#### [WORK TO DO]
Which lines hold the string "matplotlib"? Copy every one of them.
** Begin **
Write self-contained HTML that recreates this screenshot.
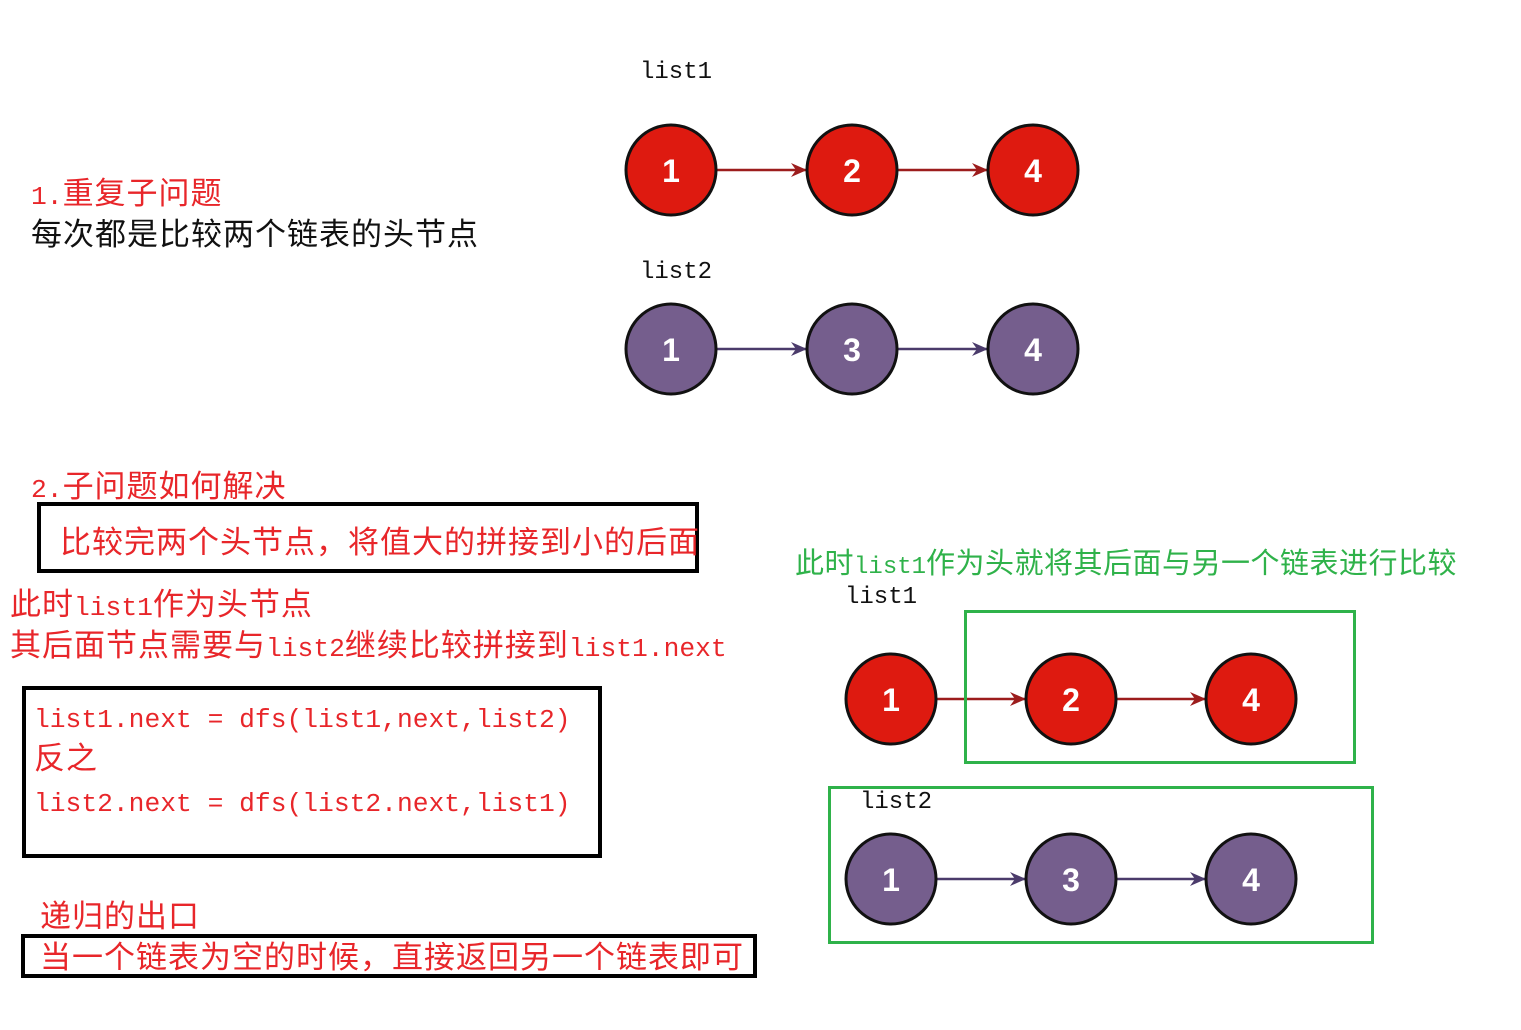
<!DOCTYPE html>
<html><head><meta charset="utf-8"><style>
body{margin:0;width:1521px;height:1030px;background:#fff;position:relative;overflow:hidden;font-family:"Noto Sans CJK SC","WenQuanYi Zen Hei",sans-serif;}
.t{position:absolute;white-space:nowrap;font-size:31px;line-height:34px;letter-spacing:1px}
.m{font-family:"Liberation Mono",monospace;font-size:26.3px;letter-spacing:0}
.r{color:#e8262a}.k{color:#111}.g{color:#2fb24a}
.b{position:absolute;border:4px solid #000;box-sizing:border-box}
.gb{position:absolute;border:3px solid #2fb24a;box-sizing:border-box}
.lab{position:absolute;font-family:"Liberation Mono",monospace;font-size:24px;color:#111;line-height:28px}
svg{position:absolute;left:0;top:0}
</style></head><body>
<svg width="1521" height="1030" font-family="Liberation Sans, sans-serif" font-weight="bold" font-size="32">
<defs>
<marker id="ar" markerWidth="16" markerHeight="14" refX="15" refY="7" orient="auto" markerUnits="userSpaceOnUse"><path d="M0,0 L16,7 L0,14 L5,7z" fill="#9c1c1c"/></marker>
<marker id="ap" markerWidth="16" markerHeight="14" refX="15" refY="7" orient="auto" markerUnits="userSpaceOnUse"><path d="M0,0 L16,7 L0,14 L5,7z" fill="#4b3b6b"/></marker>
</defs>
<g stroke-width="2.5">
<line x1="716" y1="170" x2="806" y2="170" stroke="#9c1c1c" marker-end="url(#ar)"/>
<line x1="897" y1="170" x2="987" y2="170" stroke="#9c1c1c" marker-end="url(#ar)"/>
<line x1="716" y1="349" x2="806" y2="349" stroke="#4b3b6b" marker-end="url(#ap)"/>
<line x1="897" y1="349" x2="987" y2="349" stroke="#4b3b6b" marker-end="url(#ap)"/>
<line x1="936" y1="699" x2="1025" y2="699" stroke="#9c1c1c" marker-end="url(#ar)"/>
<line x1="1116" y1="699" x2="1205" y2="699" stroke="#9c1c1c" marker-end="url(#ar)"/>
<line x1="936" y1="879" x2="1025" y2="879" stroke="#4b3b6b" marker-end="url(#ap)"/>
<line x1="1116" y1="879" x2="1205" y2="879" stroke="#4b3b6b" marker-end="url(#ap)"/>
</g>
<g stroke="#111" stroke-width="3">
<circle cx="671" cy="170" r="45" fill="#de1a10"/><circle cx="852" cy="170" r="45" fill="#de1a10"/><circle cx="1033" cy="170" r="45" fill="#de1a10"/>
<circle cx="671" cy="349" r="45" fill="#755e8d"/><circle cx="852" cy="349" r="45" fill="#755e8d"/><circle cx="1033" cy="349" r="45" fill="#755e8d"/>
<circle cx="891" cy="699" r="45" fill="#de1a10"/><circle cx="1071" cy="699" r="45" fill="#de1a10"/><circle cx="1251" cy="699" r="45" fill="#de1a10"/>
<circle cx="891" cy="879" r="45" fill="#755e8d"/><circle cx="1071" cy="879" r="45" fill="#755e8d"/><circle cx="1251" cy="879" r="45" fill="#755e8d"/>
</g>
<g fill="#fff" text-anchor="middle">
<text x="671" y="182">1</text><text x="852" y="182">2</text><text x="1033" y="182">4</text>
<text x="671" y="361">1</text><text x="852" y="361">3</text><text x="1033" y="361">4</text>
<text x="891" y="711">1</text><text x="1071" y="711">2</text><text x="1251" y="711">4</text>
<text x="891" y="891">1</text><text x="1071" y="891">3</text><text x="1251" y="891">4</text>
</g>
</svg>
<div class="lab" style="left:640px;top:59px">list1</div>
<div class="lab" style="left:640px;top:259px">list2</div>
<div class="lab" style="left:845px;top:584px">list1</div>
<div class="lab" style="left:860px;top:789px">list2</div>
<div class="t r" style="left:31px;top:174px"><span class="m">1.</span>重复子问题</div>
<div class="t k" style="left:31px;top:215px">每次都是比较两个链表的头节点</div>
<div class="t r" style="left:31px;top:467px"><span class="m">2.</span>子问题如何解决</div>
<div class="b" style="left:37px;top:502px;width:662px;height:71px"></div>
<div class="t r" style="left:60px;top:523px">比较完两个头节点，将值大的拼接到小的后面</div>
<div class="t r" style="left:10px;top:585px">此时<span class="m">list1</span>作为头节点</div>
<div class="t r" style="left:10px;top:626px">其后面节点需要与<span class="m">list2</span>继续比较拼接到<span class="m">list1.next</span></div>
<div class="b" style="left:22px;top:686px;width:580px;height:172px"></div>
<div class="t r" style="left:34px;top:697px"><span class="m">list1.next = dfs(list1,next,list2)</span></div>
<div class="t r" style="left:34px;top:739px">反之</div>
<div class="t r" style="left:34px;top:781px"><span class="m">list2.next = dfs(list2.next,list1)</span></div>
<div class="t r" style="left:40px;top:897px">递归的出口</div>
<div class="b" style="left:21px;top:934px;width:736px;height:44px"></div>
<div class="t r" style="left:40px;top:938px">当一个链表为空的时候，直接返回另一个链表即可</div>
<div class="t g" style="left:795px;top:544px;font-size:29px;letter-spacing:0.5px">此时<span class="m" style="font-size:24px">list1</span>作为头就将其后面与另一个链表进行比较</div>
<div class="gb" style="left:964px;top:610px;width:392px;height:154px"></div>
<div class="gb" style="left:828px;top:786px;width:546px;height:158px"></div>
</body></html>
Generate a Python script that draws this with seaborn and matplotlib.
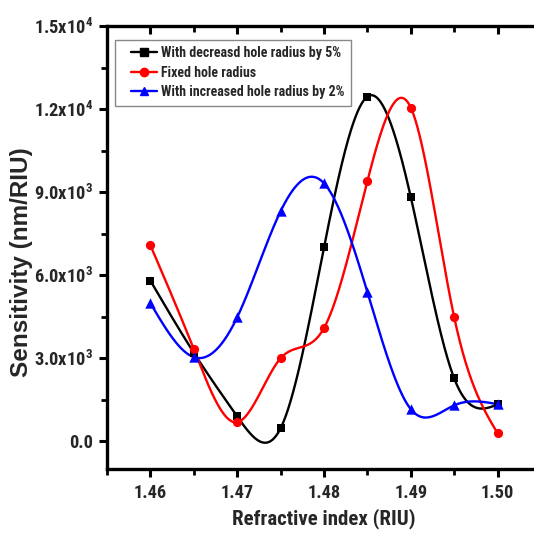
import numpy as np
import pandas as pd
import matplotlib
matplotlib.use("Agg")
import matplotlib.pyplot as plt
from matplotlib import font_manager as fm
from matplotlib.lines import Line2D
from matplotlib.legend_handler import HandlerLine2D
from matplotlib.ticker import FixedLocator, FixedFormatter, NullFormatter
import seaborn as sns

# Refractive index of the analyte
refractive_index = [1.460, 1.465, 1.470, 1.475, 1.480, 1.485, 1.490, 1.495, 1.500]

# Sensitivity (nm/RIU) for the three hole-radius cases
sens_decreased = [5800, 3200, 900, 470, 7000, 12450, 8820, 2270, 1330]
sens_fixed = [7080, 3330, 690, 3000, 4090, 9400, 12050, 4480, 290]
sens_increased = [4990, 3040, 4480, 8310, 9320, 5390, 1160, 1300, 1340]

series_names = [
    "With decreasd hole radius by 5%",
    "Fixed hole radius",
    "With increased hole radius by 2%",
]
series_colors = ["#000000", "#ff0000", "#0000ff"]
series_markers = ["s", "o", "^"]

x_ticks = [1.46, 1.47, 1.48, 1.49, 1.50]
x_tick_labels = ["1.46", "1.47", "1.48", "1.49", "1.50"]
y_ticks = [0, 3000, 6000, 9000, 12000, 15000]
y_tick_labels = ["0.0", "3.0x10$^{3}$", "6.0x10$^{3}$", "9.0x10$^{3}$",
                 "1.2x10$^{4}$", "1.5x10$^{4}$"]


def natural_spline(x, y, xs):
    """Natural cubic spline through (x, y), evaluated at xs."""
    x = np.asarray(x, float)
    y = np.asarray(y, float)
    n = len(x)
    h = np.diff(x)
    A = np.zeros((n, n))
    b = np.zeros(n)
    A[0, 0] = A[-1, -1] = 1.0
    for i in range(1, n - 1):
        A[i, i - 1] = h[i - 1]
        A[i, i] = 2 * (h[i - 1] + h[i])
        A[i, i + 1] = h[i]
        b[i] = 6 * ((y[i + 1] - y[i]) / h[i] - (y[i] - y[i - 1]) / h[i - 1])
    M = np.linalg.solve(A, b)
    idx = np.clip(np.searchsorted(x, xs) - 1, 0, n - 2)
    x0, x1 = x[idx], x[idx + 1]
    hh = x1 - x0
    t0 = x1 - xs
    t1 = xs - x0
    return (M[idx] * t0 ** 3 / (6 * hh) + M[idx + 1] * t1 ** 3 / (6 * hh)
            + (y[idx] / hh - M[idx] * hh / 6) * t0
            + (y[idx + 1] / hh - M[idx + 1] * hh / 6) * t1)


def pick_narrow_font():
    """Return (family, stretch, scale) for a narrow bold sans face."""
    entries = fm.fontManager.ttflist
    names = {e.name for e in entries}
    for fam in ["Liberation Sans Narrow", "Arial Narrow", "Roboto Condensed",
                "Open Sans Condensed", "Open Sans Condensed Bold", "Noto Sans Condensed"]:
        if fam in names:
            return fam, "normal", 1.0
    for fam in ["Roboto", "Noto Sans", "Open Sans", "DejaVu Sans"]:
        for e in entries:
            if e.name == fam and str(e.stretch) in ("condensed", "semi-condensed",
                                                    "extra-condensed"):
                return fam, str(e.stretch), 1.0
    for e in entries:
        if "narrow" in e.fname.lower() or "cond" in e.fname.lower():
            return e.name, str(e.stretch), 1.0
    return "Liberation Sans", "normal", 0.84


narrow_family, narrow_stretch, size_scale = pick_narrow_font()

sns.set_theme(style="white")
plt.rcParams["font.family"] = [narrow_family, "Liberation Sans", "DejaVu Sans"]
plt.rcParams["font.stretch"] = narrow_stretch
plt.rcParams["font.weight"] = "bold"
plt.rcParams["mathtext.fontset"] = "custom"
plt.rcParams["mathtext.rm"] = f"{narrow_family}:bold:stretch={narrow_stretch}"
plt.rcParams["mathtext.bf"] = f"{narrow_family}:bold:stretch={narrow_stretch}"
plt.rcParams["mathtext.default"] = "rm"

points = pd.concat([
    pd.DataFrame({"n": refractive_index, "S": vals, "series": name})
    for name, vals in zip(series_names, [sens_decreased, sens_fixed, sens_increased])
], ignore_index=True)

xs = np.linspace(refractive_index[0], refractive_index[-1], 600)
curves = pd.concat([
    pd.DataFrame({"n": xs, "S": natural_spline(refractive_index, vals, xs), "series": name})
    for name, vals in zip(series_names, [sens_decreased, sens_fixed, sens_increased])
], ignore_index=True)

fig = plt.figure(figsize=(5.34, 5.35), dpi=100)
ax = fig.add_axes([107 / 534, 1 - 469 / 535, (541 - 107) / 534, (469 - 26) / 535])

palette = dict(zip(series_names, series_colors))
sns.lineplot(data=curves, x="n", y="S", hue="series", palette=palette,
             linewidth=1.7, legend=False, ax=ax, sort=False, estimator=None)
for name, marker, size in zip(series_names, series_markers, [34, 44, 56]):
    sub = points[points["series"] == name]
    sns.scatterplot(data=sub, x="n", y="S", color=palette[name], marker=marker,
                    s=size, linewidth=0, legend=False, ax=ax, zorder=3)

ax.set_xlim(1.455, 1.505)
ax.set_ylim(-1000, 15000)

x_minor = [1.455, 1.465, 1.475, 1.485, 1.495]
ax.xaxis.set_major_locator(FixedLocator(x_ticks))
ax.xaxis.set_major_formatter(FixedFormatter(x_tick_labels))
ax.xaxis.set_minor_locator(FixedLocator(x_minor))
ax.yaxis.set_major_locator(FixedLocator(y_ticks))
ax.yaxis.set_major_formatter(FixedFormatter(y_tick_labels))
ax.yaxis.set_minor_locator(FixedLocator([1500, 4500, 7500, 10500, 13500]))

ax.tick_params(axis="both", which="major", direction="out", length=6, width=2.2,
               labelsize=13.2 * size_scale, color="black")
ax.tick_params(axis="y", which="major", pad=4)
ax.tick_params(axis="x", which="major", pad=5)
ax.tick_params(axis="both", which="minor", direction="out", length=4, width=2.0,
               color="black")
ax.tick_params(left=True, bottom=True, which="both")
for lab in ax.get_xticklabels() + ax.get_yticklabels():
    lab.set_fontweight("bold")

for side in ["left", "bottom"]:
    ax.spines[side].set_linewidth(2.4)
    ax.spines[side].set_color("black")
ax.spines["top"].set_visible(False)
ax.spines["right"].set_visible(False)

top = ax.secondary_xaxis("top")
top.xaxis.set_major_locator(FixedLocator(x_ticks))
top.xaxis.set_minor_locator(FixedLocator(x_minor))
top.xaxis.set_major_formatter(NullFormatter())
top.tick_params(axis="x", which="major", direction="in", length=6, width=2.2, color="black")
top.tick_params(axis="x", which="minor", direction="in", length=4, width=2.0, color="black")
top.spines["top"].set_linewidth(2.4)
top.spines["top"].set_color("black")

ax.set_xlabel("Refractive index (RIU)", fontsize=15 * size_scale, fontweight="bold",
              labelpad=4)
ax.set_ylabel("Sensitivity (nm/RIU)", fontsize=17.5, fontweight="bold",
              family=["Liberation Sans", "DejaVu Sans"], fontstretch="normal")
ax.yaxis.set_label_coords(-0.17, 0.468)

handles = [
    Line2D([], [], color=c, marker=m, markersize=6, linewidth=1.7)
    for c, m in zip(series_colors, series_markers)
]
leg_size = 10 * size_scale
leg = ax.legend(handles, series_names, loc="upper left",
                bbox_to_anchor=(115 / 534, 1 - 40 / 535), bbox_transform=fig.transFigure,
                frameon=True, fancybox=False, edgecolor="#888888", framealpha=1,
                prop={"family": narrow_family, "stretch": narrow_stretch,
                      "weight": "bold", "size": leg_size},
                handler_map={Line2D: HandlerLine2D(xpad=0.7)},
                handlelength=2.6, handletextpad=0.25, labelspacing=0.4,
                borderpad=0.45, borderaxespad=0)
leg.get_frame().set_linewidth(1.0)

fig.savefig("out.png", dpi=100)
** End **
#### [COMPLETE RESPONSE]
Generate a Python script that draws this with seaborn and matplotlib.
import matplotlib
matplotlib.use("Agg")
import matplotlib.pyplot as plt
from matplotlib import font_manager as fm
from matplotlib.lines import Line2D
from matplotlib.legend_handler import HandlerLine2D
from matplotlib.ticker import FixedLocator, FixedFormatter, NullFormatter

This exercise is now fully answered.